2008IADC, Regulation, and LegislationSeptember/October

Suzanne Browne, ENSCO: There’s no substitute for the drilling contracting business

In a way, Suzanne Browne, a senior account manager with ENSCO Offshore, grew up around the oil industry. She was raised in Tulsa, Okla., when it was still a big oilfield town. And her mother worked for Gulf Oil (now Chevron) for more than 30 years in the downstream segment. Her mother’s successful career left a good impression of the industry on Ms Browne, but going into college at the University of Oklahoma in the late 1980s, she recalled having no specific intentions of becoming a second-generation oilfield worker.

In fact, she said she ended up picking economics as her major because it provided a variety of different career options. “It seemed like it would open up a lot of doors and would be so flexible in doing lots of things with it,” she said.

Perhaps it was just coincidence then, that after she got her degree in 1990, Ms Browne still ended up going into the oil business after all.

“The market was not great at the time, and I really wanted to go back to Tulsa,” she recalled. After sending out her resume to the few companies that were left in Tulsa at the time, it was Helmerich & Payne that called back.

Going to work for H&P as a drilling analyst, Ms Browne described her first job as “a little bit of everything,” from sales to contracts to invoicing to communicating with customers. “Back then, H&P was a pretty small drilling contractor. And the job was a good way to get a taste for how a drilling contractor company actually worked.”

She added that her older sister had also gone straight into the oilfield after graduation, though, like their mom, her sister went into the downstream segment as a crude scheduler.
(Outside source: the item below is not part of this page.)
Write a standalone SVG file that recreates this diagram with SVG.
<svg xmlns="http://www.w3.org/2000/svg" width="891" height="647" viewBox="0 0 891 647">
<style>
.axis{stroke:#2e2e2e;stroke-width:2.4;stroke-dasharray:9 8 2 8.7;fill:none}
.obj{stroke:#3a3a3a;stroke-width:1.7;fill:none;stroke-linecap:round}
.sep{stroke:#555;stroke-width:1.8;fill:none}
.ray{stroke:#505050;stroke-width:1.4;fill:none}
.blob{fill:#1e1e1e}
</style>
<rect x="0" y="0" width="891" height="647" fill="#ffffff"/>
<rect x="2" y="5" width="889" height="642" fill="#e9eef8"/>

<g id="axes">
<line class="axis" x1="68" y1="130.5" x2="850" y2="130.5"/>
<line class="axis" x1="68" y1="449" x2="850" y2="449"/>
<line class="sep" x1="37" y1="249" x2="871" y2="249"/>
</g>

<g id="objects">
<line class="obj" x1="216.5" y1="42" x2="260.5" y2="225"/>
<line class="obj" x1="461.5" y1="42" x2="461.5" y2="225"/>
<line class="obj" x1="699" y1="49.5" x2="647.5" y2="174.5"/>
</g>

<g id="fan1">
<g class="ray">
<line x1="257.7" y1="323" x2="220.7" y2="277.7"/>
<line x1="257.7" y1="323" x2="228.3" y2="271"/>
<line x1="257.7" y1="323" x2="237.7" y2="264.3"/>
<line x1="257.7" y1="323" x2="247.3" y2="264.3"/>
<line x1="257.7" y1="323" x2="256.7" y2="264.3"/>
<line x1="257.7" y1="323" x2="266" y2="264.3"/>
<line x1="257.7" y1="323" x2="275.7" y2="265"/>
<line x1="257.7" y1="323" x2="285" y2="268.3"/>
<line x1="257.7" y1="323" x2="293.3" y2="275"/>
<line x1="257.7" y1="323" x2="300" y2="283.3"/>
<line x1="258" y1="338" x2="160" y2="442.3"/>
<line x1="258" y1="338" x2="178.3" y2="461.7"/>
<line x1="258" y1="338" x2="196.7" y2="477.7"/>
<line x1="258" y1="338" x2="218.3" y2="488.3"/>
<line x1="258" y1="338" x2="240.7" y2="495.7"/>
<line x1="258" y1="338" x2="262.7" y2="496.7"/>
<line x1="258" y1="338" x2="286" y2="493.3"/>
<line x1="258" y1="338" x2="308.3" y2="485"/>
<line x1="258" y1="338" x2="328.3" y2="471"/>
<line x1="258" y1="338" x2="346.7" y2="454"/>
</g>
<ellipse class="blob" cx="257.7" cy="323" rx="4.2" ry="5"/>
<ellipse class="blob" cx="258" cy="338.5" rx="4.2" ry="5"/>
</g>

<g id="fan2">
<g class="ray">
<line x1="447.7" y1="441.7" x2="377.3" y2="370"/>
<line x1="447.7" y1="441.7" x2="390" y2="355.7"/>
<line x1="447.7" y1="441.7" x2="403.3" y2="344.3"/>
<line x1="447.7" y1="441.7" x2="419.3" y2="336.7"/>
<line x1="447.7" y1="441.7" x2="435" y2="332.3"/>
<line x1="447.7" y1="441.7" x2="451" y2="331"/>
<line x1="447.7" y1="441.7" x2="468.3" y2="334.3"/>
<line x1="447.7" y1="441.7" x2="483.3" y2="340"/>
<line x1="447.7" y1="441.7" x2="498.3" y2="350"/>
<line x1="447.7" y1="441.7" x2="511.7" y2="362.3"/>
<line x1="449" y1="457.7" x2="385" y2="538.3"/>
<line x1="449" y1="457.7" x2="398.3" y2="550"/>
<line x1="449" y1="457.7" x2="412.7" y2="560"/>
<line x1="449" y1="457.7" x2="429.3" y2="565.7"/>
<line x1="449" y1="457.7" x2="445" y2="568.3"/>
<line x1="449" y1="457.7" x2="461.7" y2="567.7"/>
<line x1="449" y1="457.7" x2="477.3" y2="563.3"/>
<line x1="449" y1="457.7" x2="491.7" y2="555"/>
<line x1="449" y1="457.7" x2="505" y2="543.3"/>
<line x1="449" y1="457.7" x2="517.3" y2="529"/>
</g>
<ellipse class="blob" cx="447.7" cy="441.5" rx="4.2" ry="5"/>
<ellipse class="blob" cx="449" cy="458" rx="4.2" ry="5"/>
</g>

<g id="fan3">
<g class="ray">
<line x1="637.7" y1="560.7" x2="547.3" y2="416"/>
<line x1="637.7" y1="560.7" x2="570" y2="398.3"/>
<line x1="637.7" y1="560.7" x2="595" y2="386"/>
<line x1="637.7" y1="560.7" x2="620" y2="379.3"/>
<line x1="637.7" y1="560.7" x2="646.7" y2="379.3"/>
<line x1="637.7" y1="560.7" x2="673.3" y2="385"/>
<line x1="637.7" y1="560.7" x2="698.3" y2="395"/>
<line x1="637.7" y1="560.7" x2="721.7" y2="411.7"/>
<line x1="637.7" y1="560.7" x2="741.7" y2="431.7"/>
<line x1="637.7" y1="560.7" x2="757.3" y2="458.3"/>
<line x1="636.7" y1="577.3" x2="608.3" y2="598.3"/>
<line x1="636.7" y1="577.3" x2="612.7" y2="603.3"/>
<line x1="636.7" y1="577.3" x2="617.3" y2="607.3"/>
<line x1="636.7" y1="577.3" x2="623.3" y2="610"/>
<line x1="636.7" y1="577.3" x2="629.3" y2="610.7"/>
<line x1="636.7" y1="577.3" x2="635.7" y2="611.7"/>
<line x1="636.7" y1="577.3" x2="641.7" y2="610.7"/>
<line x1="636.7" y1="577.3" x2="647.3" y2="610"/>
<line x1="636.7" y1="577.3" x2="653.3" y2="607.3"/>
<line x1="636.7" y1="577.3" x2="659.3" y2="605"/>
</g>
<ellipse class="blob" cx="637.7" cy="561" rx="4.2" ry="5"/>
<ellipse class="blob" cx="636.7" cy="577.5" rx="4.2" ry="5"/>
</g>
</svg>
Although she was able to see how successful both of their oil industry careers were, Ms Browne still had never had any direct contact with drilling contractors – or any expectations of what the drilling industry would be like.

Those first two years at H&P were definitely an eye-opener, and Ms Browne recalled loving the work she did there.

In 1993, when a family move to Houston led her to take a job with Enron as an engineering technician, the new job made her quickly realize that she wanted to go back to the drilling contractor industry.

“At the time, Enron was the company to work for, and the work was interesting, but I missed all the things I was learning about the drilling contracting business. I had only been at H&P for two years, but I just knew that was what I wanted to do,” she said.

She got her wish a year later, taking a job at Sonat Offshore Drilling (now Transocean) as a contract analyst, focusing on sales and marketing for the company’s offshore fleet. In 1998, she went to ENSCO as a marketing analyst and has been serving as senior account manager since 2006, handling outside sales for the company’s North and South America Business Unit.

Ms Browne said that to this day, she still thoroughly enjoys the drilling contracting industry and the customer interaction that is vital to her job. “It’s very rewarding when you feel like you’re doing something that’s really valuable to the company. If we weren’t out there finding work for the rigs, they would be stacked and nobody on the rigs would have a job,” she said.

GOM challenges

As of August 2008, ENSCO had 13 jackups located in the Gulf of Mexico, plus one each in Mexico and Venezuela. Ms Browne said she believes Hurricanes Rita and Katrina have significantly impacted the region’s shelf market – definitely making her job a bigger challenge.

“There were a couple of years when operators didn’t want to drill in the Gulf during hurricane season,” she said. Dealing with the regulatory changes imposed after the hurricanes has been another challenge, as well as finding prospects when reservoirs on the shelf continue to deplete. “I think the Gulf of Mexico shelf is really going to be a challenge from here on out,” she said, but added that demand appears to have picked up in this hurricane season compared with the last couple of years. “We’ve had plenty of demand especially for our smaller 250-ft jackups,” she pointed out.

A woman in a man’s world

There’s no denying that men still dominate the oil industry, but Ms Browne said she must have been lucky because she’s never really had to struggle with that. “I think you still need to have a good understanding about the market and this business and be on top of your game in order to get where you want to be,” she said. “But it’s gotten a lot better now than when I first got into this business. You see many more women in sales, not just on the drilling contractor side but in the overall industry.”

And for the young women who are either new to this industry or considering joining it, Ms Browne said: “Don’t ever let anyone tell you that this is a male-dominated business and you won’t ever amount to much, because that’s not true.”